Four-year sentence for teenage Delta drug dealer

Arman Dhatt apologizes to family and community for criminal behaviour linked to low-level drug conflict in Surrey and Delta.

A Delta teen peripherally linked to conflict between rival drug dealers in Surrey and Delta this year has been sentenced to four years in jail for a string of drug and firearm offences.

Arman Dhatt, 19, pleaded guilty in October to seven charges, including drug trafficking and possessing a restricted firearm. He was sentenced in Surrey Provincial Court on Friday (Dec. 18) morning.

Crown and defence entered a joint submission recommending a four-year sentence. With credit for time served in pretrial custody since his arrest in April, Dhatt has just under three years remaining of his prison sentence.

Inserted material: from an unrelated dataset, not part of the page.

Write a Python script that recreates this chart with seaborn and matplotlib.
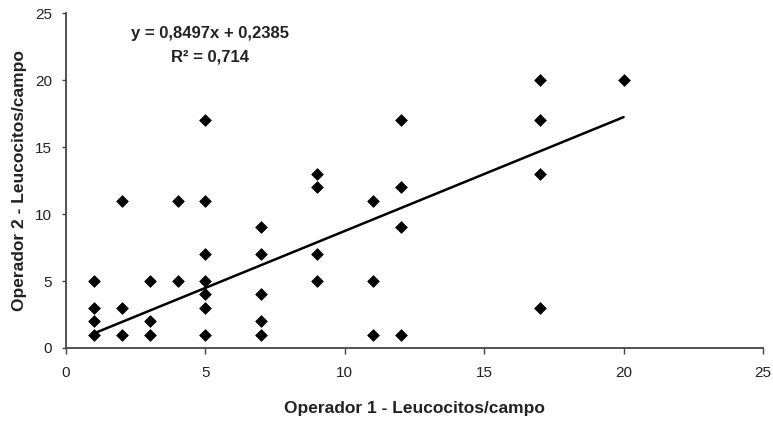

The court heard that Surrey RCMP received a tip in March from a person who provided the phone number for a dial-a-dope line used by drug dealers. The informant also suggested those operating the drug line might be connected to a rash of shootings that had taken place in Surrey and Delta in previous months.

Undercover officers called the line, making 12 drug purchases in March and April. Dhatt, who was 18 at the time, met with the officers for several of the transactions, exchanging heroin and crack cocaine for cash.

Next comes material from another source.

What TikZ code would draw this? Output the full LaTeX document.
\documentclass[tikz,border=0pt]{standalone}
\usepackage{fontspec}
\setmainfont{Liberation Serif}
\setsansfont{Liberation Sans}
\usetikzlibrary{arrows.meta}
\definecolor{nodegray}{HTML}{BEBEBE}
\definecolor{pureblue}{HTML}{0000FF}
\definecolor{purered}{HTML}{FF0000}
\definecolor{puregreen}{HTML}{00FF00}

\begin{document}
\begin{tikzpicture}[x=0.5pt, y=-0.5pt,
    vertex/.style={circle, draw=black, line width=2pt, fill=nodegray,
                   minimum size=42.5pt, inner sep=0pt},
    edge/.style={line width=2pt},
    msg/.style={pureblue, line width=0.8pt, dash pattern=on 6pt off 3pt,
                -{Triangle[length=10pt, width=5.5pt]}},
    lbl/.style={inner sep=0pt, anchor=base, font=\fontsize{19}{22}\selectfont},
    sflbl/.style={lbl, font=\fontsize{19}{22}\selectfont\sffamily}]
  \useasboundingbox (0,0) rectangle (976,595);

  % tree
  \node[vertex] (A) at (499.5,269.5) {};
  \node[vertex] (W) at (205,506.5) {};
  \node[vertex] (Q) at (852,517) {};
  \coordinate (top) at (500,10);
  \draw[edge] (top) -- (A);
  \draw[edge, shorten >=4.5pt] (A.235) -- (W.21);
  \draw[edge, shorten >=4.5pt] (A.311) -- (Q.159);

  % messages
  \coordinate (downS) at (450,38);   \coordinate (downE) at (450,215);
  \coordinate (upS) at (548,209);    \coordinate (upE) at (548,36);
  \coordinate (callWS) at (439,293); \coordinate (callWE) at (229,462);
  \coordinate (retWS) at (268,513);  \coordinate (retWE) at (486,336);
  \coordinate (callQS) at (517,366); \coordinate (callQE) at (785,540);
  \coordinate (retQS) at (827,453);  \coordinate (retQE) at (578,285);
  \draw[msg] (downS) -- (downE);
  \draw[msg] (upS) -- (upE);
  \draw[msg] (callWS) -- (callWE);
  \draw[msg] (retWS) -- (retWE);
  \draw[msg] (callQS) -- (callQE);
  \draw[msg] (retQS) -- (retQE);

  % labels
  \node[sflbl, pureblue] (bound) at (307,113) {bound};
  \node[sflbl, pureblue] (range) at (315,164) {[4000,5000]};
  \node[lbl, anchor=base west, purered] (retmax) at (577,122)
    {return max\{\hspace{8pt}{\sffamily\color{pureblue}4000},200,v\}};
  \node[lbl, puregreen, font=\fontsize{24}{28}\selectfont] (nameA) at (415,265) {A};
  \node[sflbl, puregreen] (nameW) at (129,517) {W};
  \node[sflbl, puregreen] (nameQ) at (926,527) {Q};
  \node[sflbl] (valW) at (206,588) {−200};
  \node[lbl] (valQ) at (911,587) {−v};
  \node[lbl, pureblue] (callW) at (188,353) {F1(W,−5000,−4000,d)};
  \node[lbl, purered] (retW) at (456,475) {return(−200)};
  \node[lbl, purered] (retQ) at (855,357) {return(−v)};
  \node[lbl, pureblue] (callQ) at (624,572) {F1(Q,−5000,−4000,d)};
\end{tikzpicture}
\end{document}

On April 10, police executed a search warrant at Dhatt’s home near 78 Avenue and 118 Street in Delta. Officers found Dhatt sleeping in his room and when they attempted to apprehend him, he resisted arrest.

Under his bedroom mattress, they found a semi-automatic rifle and loaded handgun, as well as bundles of cash and ammunition. The serial number had been obliterated from the handgun.

There were also large quantities of crack, powder cocaine, methamphetamine and steroids in the bedroom closet and bathroom. Scales and razors for weighing and dividing drugs were also present.

In total, said Crown prosecutor Joshua Cramer, the street value of the drug stash was estimated at $121,920.

Both Crown and defence emphasized that neither of the firearms found in Dhatt’s possession tested positive as being connected with any of the shootings in Surrey and Delta this year that have injured at least 13 people and killed one man. Defence lawyer Matthew Nathanson said the string of shootings provided a “backdrop” only for Dhatt’s actives.

The court heard that the dial-a-dope line remained active after Dhatt’s arrest and police continued their investigation, resulting in the arrests of Rajvir Sunner and Pardip Brar in May. The latter was described in court Friday as the dope line “boss,” though it was apparent from text messages that he reported to someone even higher up identified only as “K.”

Dhatt submitted a letter to the court, apologizing to his family and the community for his criminal behaviour.

“I’m putting all this behind me and focusing on a positive future,” he said through his lawyer, adding he sought to be a productive member of society. “I’m determined not to do this again.”

He listened from the prisoner’s box throughout the sentencing, his black hair spiked and wearing dark-rimmed glasses. Many members of his family were present in the gallery. The court heard that his family knew Dhatt was dealing drugs but had staged a series of unsuccessful interventions and were unable to stop him.

Nathanson said his client’s attitude has changed since his arrest eight months ago – observations echoed in letters of support submitted by Dhatt’s family.

His parents said their son has taken full responsibility for his actions and that he was looking forward to pursuing a career as a heavy duty mechanic after he’s served his jail time. His cousins also noted he’s been taking course in prison and was working toward his GED (high school graduation), and has reconnected with his Sikh faith.

“This is someone who has a large support network around him,” said Nathanson.

In delivering Dhatt’s sentence, Judge Paul Dohm called the drug trafficking business “pure evil,” telling the teen “there’s nothing good about it.”

Dohm urged him to follow through on his intentions to turn his life around and use his time in jail wisely so he could pursue a career upon his release. He also suggested Dhatt consider leaving Surrey to distance himself from his criminal connections.

Dhatt, who has no prior adult criminal record, is also subject to lifetime ban on possessing firearms.